Monday, December 9, 2019

EDNA SMITH PRIMUS, PIONEERING CIVIL RIGHTS LAWYER, 75


Primus was the first black women to practice law in South Carolina, and is probably best known for her work as a lawyer with the American Civil Liberties Union (ACLU) in the 1970s. She won the US Supreme Court case that widened free speech rights for attorneys at nonprofit organizations.

In 1978, she was publicly reprimanded by the South Carolina Supreme Court for simply suggesting to a group of women who had received involuntary sterilizations that the ACLU could sue for them. At the time, South Carolina and some other states required poor women to be sterilized in order to receive public assistance through Medicaid. Because these forced sterilizations in the South were mostly performed on black women, many African Americans considered this genocide. 

Later that year, the US Supreme Court overturned the state court’s reprimand, finding in their ruling that she was protected by the First Amendment guaranteeing freedom of speech and expression.

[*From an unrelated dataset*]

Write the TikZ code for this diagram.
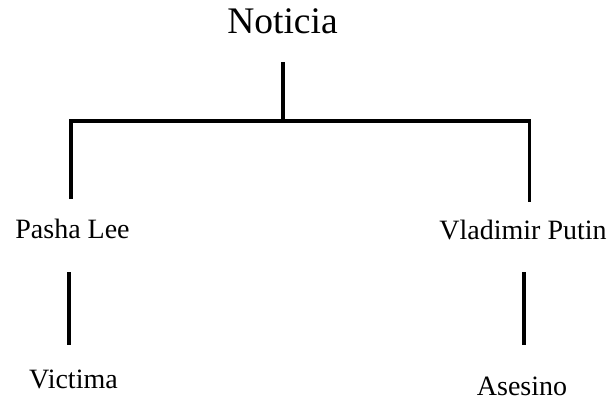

The court declared a lawyer could recruit clients when this concerned political expression and advocating for public rights. This ruling helped lead to current rules that attorneys working with nonprofits have wider constitutional protections than those motivated primarily by financial gain. 

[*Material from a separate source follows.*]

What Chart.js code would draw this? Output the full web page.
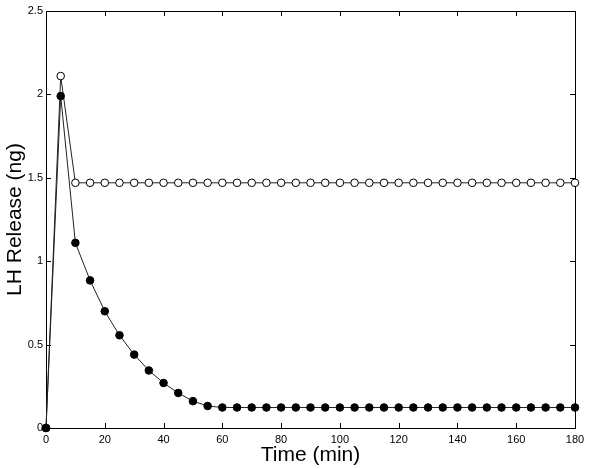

Up until the 1980’s, South Carolina kept its sterilization laws. In 2003, South Carolina Governor Jim Hodges (b.1956) made a public apology for the forced sterilizations that had occurred in the state, and for the people who had their rights to have children violated. 

After the case, Primus continued to work for several decades in civil rights and social justice law.

Primus was praised by Wilbur Johnson, who worked for her at Palmetto Legal Services (Spartanburg, South Carolina): "Edna always demonstrated a quiet but serious commitment to the agency’s central mission; that is, delivering quality legal services to those citizens who otherwise could not afford them.”